Similarly, one deduces that at $P_i$, for any $i=1,2$, or $3$, the function $X-e_iZ$ vanishes to order $2$, and $Y$ vanishes to order $1$.
Now let $P=\infty=[0,1,0]$. The ideal $M_\infty$ is generated by $X$ and $Z$. It follows that $X-e_iZ\in M_\infty$ for any $i=1,2,3$. But
$$ZY^2 = (X-e_1Z)(X-e_2Z)(X-e_3Z)$$
and the fact that $Y\not\in M_\infty$, implies that $Z$ itself belongs to $M_\infty^3$. We conclude that $M_\infty/M_\infty^2$ is generated by $X$, and so $\operatorname{ord}_\infty(X)=1$, and this implies that $\operatorname{ord}_\infty(Z)=3$, and $$\operatorname{ord}_\infty(X-e_iZ)=\min\{\operatorname{ord}_\infty(X),\operatorname{ord}_\infty(Z)\}=\min\{1,3\}=1,$$
for $i=1,2,3$.
Hence, $\operatorname{ord}_\infty((X-e_iZ)/Z)=1-3=-2$, so $(X-e_iZ)/Z$ has a pole of order $2$ at $\infty$. Also, $\operatorname{ord}_\infty(Y/Z)=0-3=-3$, i.e., $Y/Z$ has a pole of order $3$ at $\infty$.

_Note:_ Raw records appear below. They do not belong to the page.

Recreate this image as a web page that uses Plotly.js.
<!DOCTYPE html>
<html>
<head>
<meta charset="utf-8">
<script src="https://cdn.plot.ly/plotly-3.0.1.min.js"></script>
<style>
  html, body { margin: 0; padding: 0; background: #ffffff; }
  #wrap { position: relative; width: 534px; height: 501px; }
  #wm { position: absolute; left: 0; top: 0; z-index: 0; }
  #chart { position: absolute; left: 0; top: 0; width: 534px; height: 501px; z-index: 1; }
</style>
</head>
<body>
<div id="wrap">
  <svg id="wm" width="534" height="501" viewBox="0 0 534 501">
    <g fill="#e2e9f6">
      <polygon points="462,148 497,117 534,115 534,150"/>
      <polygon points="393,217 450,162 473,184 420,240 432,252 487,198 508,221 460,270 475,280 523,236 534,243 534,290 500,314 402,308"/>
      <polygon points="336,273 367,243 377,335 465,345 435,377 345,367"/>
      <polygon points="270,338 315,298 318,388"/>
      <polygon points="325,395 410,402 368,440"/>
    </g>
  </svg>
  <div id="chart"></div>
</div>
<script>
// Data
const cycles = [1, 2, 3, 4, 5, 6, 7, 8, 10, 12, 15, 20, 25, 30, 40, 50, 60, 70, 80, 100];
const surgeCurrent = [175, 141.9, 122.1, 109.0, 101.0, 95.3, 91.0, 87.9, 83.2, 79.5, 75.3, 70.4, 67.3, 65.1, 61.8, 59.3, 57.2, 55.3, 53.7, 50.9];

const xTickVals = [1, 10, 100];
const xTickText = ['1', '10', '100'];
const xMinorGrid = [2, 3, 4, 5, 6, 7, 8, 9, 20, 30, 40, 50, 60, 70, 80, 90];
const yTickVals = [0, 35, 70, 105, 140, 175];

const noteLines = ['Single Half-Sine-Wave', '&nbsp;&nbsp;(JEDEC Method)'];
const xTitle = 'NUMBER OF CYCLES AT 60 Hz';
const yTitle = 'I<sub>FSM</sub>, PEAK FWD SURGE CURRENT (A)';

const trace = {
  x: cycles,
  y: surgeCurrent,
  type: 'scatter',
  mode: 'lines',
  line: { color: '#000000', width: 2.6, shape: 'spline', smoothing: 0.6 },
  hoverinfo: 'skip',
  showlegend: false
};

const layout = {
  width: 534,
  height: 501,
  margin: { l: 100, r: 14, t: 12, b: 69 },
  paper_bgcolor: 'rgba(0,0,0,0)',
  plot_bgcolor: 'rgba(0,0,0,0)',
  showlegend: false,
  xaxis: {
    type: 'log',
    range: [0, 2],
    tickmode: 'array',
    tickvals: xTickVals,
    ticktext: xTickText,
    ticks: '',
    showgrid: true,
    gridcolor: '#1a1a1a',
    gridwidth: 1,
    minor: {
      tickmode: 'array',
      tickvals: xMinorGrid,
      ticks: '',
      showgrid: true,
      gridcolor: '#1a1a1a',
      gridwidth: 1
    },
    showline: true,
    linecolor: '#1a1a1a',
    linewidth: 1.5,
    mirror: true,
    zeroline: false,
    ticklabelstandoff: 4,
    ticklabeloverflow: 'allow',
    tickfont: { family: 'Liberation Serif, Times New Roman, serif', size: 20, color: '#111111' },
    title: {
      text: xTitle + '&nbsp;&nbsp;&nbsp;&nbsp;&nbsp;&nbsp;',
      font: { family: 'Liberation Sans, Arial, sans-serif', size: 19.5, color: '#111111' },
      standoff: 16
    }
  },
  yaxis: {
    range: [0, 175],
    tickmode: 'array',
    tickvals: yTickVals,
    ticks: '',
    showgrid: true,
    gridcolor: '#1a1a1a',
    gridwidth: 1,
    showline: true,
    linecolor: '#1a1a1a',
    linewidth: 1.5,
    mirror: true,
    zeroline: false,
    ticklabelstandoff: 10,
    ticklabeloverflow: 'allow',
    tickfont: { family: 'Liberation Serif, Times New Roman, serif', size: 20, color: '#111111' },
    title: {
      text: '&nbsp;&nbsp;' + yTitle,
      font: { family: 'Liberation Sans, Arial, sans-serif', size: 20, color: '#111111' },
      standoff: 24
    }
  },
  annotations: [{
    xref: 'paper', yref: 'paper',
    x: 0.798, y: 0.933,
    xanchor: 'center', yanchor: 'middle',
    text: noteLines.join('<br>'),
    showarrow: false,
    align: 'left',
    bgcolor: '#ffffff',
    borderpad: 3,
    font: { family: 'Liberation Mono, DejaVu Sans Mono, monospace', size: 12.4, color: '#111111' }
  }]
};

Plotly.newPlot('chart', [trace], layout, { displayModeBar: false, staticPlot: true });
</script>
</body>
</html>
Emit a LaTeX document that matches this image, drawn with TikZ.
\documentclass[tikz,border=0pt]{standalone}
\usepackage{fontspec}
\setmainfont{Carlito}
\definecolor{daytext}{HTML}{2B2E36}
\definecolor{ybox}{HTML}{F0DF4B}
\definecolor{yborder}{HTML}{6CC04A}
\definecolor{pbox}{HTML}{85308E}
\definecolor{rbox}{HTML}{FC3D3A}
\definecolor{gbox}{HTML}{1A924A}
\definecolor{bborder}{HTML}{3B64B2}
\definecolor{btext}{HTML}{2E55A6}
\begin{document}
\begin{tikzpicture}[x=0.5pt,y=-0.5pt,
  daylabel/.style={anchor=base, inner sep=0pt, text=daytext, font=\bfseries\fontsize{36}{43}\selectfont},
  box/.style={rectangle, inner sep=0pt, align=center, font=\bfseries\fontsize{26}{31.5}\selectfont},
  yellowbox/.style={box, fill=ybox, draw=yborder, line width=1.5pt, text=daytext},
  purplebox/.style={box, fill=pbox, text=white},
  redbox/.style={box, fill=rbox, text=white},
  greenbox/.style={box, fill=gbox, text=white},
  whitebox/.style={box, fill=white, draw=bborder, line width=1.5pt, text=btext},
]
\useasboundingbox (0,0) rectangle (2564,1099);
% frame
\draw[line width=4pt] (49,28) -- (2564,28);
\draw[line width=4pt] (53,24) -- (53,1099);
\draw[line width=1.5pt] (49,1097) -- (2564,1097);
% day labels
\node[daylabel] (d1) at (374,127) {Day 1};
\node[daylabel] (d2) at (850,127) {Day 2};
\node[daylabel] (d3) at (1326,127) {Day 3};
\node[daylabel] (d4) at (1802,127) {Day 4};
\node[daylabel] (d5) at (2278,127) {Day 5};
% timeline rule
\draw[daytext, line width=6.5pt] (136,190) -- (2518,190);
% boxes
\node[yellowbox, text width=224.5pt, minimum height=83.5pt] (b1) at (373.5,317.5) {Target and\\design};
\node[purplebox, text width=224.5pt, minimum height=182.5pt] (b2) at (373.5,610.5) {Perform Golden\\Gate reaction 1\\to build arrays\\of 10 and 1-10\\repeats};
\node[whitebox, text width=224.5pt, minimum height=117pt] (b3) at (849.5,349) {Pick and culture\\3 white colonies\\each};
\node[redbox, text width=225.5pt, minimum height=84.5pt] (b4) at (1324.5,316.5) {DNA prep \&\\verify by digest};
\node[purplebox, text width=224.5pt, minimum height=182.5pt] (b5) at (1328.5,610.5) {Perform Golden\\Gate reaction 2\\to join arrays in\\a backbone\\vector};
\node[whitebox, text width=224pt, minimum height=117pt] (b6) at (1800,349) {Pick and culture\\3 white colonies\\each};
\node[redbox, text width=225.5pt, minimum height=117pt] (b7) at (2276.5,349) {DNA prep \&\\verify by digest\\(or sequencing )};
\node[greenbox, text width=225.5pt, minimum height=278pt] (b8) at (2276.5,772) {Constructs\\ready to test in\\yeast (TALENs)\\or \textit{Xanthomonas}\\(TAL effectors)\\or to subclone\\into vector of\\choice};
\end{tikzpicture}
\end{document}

Putting it all together in terms of divisors we find:
$$\operatorname{div}(Y/Z)=(P_1)+(P_2)+(P_3)-3(\infty), \text{ and } \operatorname{div}((X-e_iZ)/Z) = 2(P_i)-2(\infty).$$
Best Answer
This fairly old-fashioned argument is the way I look at the situation. Homogenize $y^2=x^3+ax+b$ to $Y^2Z=X^3+aXZ^2+Z^3$, then dehomogenize by setting $Y=1$ to get $\zeta = \xi^3 +a\xi\zeta^2+\zeta^3$. The point you’re interested in is now $(0,0)$.
What does the curve look like there? Clearly $\xi$ is a local uniformizer, and $\zeta$ has a triple zero there. If you don’t see that right away, use the equation relating the two letters to see that $\zeta$ expands as a power series that starts $\zeta = \xi^3 + a\xi^7 +\cdots$. Now, what are the original $x$ and $y$ in terms of $\xi$ and $\zeta$? Yes: $x=\xi/\zeta$ and $y=1/\zeta$, and there you are.